Between 2004-05 to 2013-14, agricultural exports grew by almost 500%, from $8.7 billion to $43.3 billion. However, growth has slowed significantly Between 2014-15 to 2023-24, with only a 1.9% annual growth rate.
The main exports include rice ($10.4 billion), marine products ($7.3 billion), spices ($4.25 billion), bovine meat ($3.7 billion), and sugar ($2.8 billion).
What Factors Affect India‘s Agricultural Exports?
Global Market Prices: When global prices rise, Indian exports increase. For example, during the high growth phase, high global prices led to a surge in exports.
Domestic Export Policies: Restrictions and bans on commodities like wheat, rice, sugar, and onions affect exports. For instance, after banning wheat exports in May 2022 and imposing restrictions on rice and sugar, there was a notable impact on trade volumes and values.

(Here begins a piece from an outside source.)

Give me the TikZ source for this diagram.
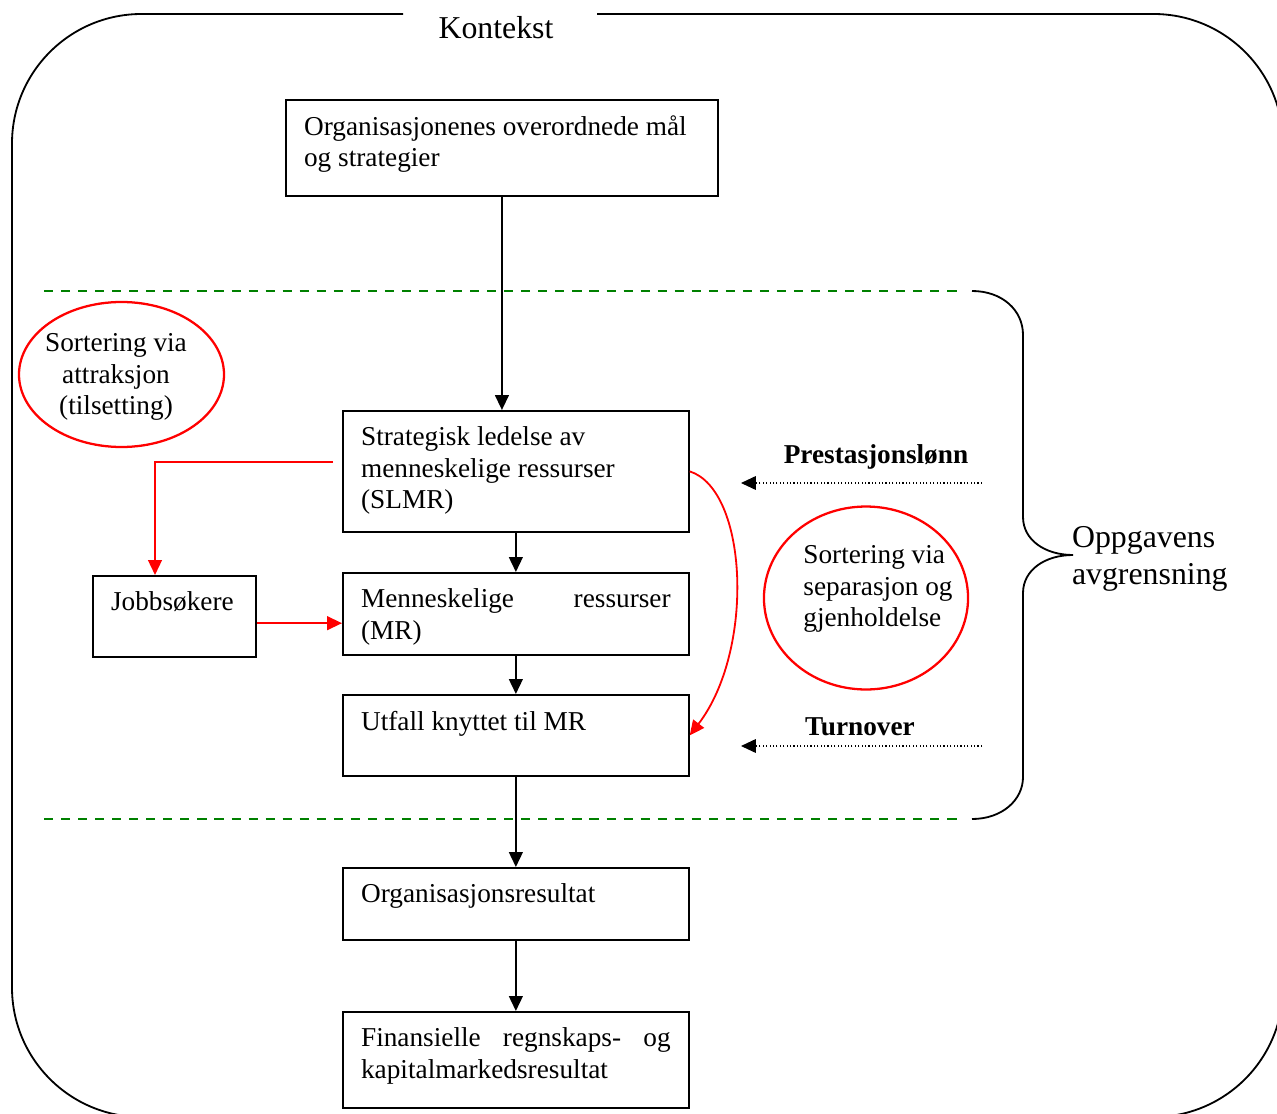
\documentclass[tikz,border=0pt]{standalone}
\usepackage{fontspec}
\setmainfont{Liberation Serif}
\usepackage{tikz}
\usepackage{xcolor}
\usetikzlibrary{shapes.geometric,arrows.meta}
\definecolor{frameline}{HTML}{000000}
\definecolor{sortred}{HTML}{FF0000}
\definecolor{limitgreen}{HTML}{008000}
\newcommand{\bx}[3]{% text in box: width, height, text
\begin{minipage}[t][#2][t]{#1}#3\end{minipage}}
\tikzstyle{flowbox} = [
    draw=frameline,
    line width=0.8pt,
    rectangle,
    anchor=north west,
    inner xsep=8pt,
    inner ysep=7pt,
    font=\fontsize{12}{13.8}\selectfont
    ]
\tikzstyle{sortellipse} = [
    draw=sortred,
    line width=1pt,
    ellipse,
    inner sep=0pt
    ]
\tikzstyle{sorttext} = [
    font=\fontsize{12}{13.8}\selectfont
    ]
\tikzstyle{flowarrow} = [
    line width=0.8pt,
    -{Triangle[length=6.5pt,width=6pt]}
    ]
\tikzstyle{redarrow} = [
    flowarrow,
    draw=sortred,
    color=sortred
    ]
\tikzstyle{dotarrow} = [
    line width=0.5pt,
    dash pattern=on 0.5pt off 1pt,
    -{Triangle[length=6.5pt,width=6pt]}
    ]
\tikzstyle{limitline} = [
    draw=limitgreen,
    line width=0.6pt,
    dash pattern=on 4pt off 3.5pt
    ]

\begin{document}
\begin{tikzpicture}[x=0.44pt,y=-0.44pt]
\clip (0,0) rectangle (1277,1113);

% context frame
\draw[line width=0.8pt, rounded corners=57pt] (403,14) -- (12,14) -- (12,1117)
    -- (1283,1117) -- (1283,14) -- (597,14);
\node[font=\fontsize{14}{16.5}\selectfont] (kontekst) at (496,28) {Kontekst};

\node[flowbox] (org) at (285,99) {\bx{174.1pt}{28.2pt}{\raggedright
    Organisasjonenes overordnede mål\\og strategier}};
\node[flowbox] (slmr) at (342,410) {\bx{136.2pt}{39.2pt}{\raggedright
    Strategisk ledelse av\\menneskelige ressurser\\(SLMR)}};
\node[flowbox] (mr) at (342,572) {\bx{136.2pt}{22.1pt}{%
    Menneskelige\hfill ressurser\\(MR)}};
\node[flowbox] (utfall) at (342,694) {\bx{136.2pt}{21.6pt}{%
    Utfall knyttet til MR}};
\node[flowbox] (orgres) at (342,867) {\bx{136.2pt}{17.7pt}{%
    Organisasjonsresultat}};
\node[flowbox] (fin) at (342,1011) {\bx{136.2pt}{28.2pt}{%
    Finansielle\hfill regnskaps-\hfill og\\kapitalmarkedsresultat}};
\node[flowbox] (job) at (92,575) {\bx{55.7pt}{21.6pt}{Jobbsøkere}};

\node[sortellipse, minimum width=90.2pt, minimum height=63.8pt] (attr) at (121.5,374.5) {};
\node[sorttext, align=center] (attrtext) at (116,377) {Sortering via\\attraksjon\\(tilsetting)};
\node[sortellipse, minimum width=89.8pt, minimum height=80.5pt] (sep) at (866,598) {};
\node[sorttext, align=left] (septext) at (878,589) {Sortering via\\separasjon og\\gjenholdelse};

% scope of the thesis
\draw[limitline] (44,291) -- (960,291);
\draw[limitline] (44,819) -- (960,819);
\draw[line width=0.8pt] (972,291) .. controls (1002,291) and (1023,310) .. (1023,335)
    -- (1023,517) .. controls (1023,540) and (1045,555) .. (1073,555)
    .. controls (1045,555) and (1023,570) .. (1023,593)
    -- (1023,777) .. controls (1023,800) and (1002,819) .. (972,819);
\node[font=\fontsize{14}{16.5}\selectfont, align=left, anchor=west]
    (avgr) at (1064,559) {Oppgavens\\avgrensning};

\draw[flowarrow] (org.south) -- (org.south |- slmr.north);
\draw[flowarrow] (slmr.south) -- (mr.north);
\draw[flowarrow] (mr.south) -- (utfall.north);
\draw[flowarrow] (utfall.south) -- (orgres.north);
\draw[flowarrow] (orgres.south) -- (fin.north);

\coordinate (redstart) at (333,462);
\draw[redarrow] (redstart) -| (job.north -| 155,0);
\draw[redarrow] ([yshift=-3pt]job.east) -- ([yshift=-3pt]job.east -| mr.west);
\draw[redarrow] (slmr.east) .. controls (748,490) and (755,650) .. (utfall.east);

\node[font=\fontsize{12}{13.8}\selectfont\bfseries] (prest) at (876,457) {Prestasjonslønn};
\node[font=\fontsize{12}{13.8}\selectfont\bfseries] (turn) at (860,727) {Turnover};
\coordinate (prestR) at (982,483);
\coordinate (prestL) at (741,483);
\coordinate (turnR) at (982,746);
\coordinate (turnL) at (741,746);
\draw[dotarrow] (prestR) -- (prestL);
\draw[dotarrow] (turnR) -- (turnL);
\end{tikzpicture}
\end{document}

Economic Measures: Imposing duties such as the 20% duty on non-basmati rice exports affects the export competitiveness and pricing in international markets.
What should be done to improve farmer incomes and make agriculture more competitive globally?
Modify Export Policies: Implement optimal export taxes instead of bans, such as a suggested 15% duty on rice. This approach helps balance domestic supply with export potential.
Invest in Agriculture: Invest in agricultural research and efficient farming practices like precision agriculture. These investments reduce costs and improve competitiveness.
Address Ecological Impacts: Focus on sustainable farming to preserve resources, particularly water, as rice cultivation is notably water intensive.
Rebalance Policies: Adjust policies like the high minimum export prices for onions, which currently disadvantage farmers, to better support farmer incomes and make domestic and export markets more equitable.
Question for practice:
Examine the factors contributing to the decline in India’s agricultural exports and propose strategies to improve farmer incomes and enhance global competitiveness.